3. - La société française
Depuis 68, les choses ont bien changé. Emboîtant le pas à ses étudiants, la société française alanguie dans sa tradition contrastée, à la fois catholique et laïque, son prolétariat docile malgré les secousses du Front populaire et de la guerre, sa population jusque-là principalement rurale, a brutalement « pris la parole ». Les hiérarchies ont été bousculées, le pouvoir a chancelé, la jeunesse s’est réveillée. Les chocs pétroliers qui ont suivi calmèrent quelque peu les ardeurs juvéniles mais jusqu’aux années 80, la croissance resta active et, bon an mal an, la prospérité économique sous la houlette de Raymond Barre redonna confiance. La France transformait et fabriquait encore ! Mais, après les débuts difficiles de l’ère mitterrandienne, un chômage de masse s’est progressivement abattu sur le pays et, depuis 1983, il n’est jamais retombé au-dessous du seuil des 7 %. La libération sexuelle liée à l’utilisation de la pilule et à la loi Veil sur l’avortement a profondément bouleversé les mœurs malgré, après 81, l’apparition du Sida.
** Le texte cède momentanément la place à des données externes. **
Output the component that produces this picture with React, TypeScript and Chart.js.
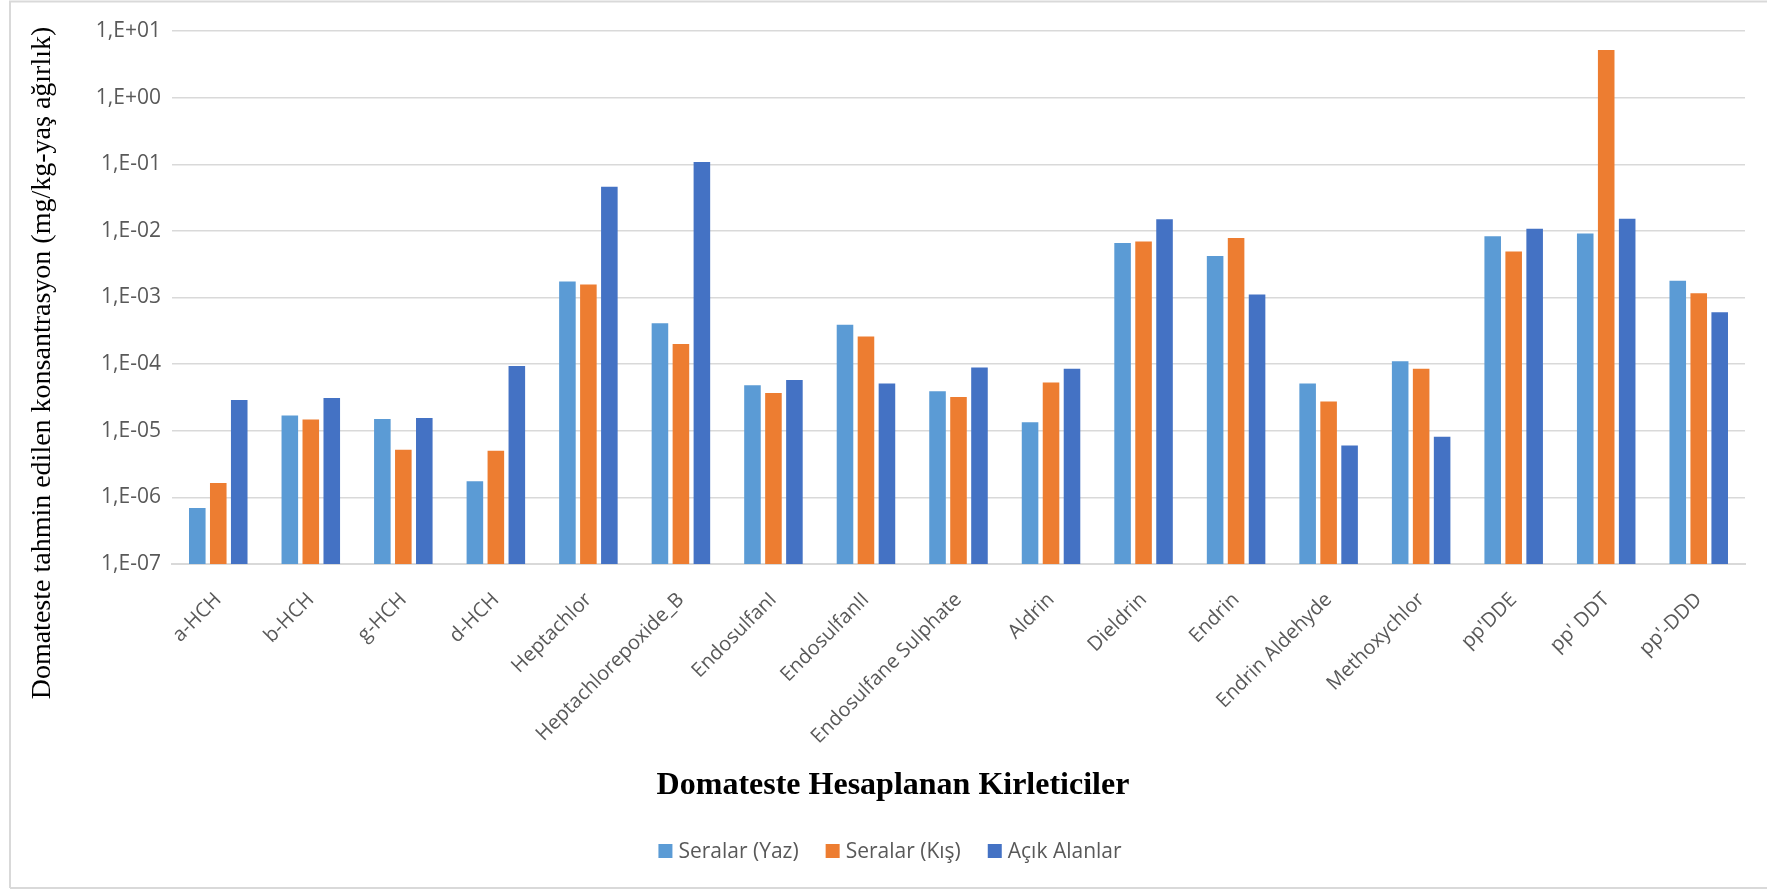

La cellule familiale nucléaire, base depuis des siècles de notre société, a beaucoup évolué, augmentation du nombre des divorces, mariages plus tardifs, PACS, LGBT et leurs fiertés, mariages gays, PMA, GPA des mères porteuses, ont profondément modifié ses assises, même si beaucoup (91 % des Français) et en particulier les militants de « Sens commun » ou de « La Manif pour tous » privilégient encore la famille traditionnelle non pas comme le lieu de partage des valeurs mais plutôt comme le lieu privilégié des solidarités. Malheureusement les temps devenus difficiles ont favorisé l’individualisme. A la solidarité nationale succède le chacun pour soi.
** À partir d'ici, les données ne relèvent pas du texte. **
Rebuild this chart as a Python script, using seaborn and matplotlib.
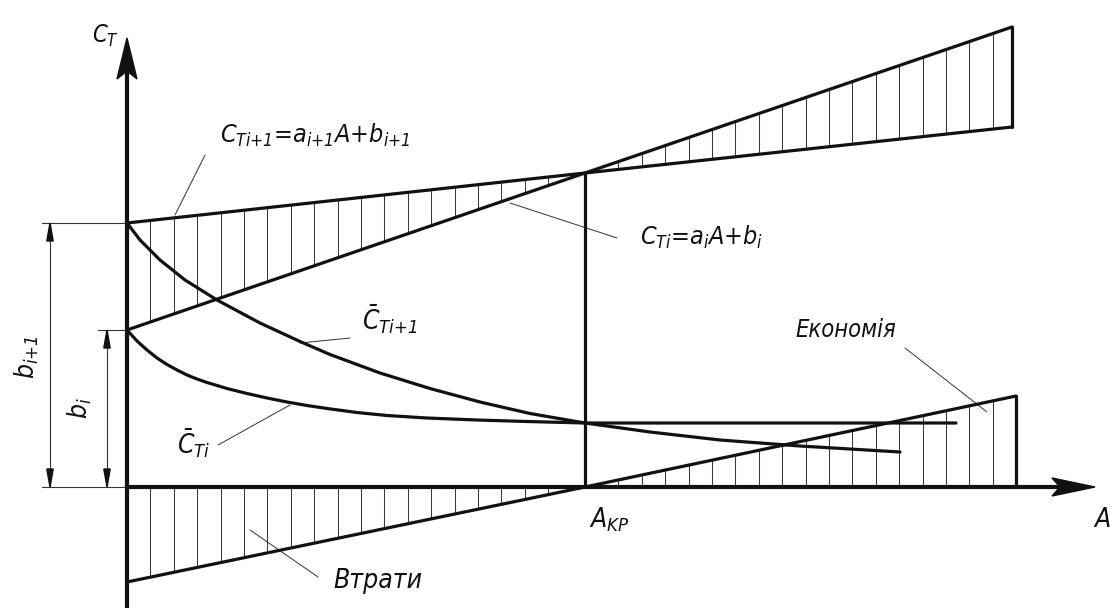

Il est vrai que la mondialisation sauvage et son cortège de pertes d’emplois, conséquence d’un ultra capitalisme triomphant n’encourage guère à l’altruisme. Un système social nouveau s’est dangereusement mis en place. On s’est progressivement orienté vers un transfert de charges où l’assistanat social a remplacé le travail : « On te paie pour que tu te taises » ! Dans les familles pauvres (8.600.000 personnes soit 14 % de la population vivent en dessous du seuil de pauvreté s’établissant à 740 € par mois), résidents des zones dévastées par le chômage, familles rurales, immigrés concentrés dans les zones urbaines, l’espoir a trop souvent disparu et il est grand temps de réagir. Le système éducatif est à revoir de la Maternelle à l’Université en passant par l’enseignement professionnel si mal traité. Tout doit être consolidé pour ne plus laisser 150.000 jeunes sortir chaque année de la scolarité obligatoire sans diplôme et sans une bonne maîtrise des savoirs fondamentaux. Il faut d’urgence les former aux métiers non délocalisables pour lesquels au pays des 6 millions de chômeurs les offres d’emploi ne trouvent pas toujours preneurs. Il faut aussi dynamiser notre enseignement supérieur et notre recherche pour préparer notre société aux défis de l’avenir.

Une nouvelle démocratie, plus participative, fondée sur le dialogue, doit profondément modifier les rapports entre Français, au sein d’une Europe revisitée qui n’accepte plus le dumping intra-communautaire ou extérieur, qui protège ses ressortissants tout en s’ouvrant sur le monde et qui rétablisse une solidarité nationale (santé, sécurité d’emploi, retraites) basée sur les possibilités effectives de chacun. C’est au sein de cette société réinventée que peut se cimenter, à nouveau, l’indispensable « vivre-ensemble » qui fonde les Nations.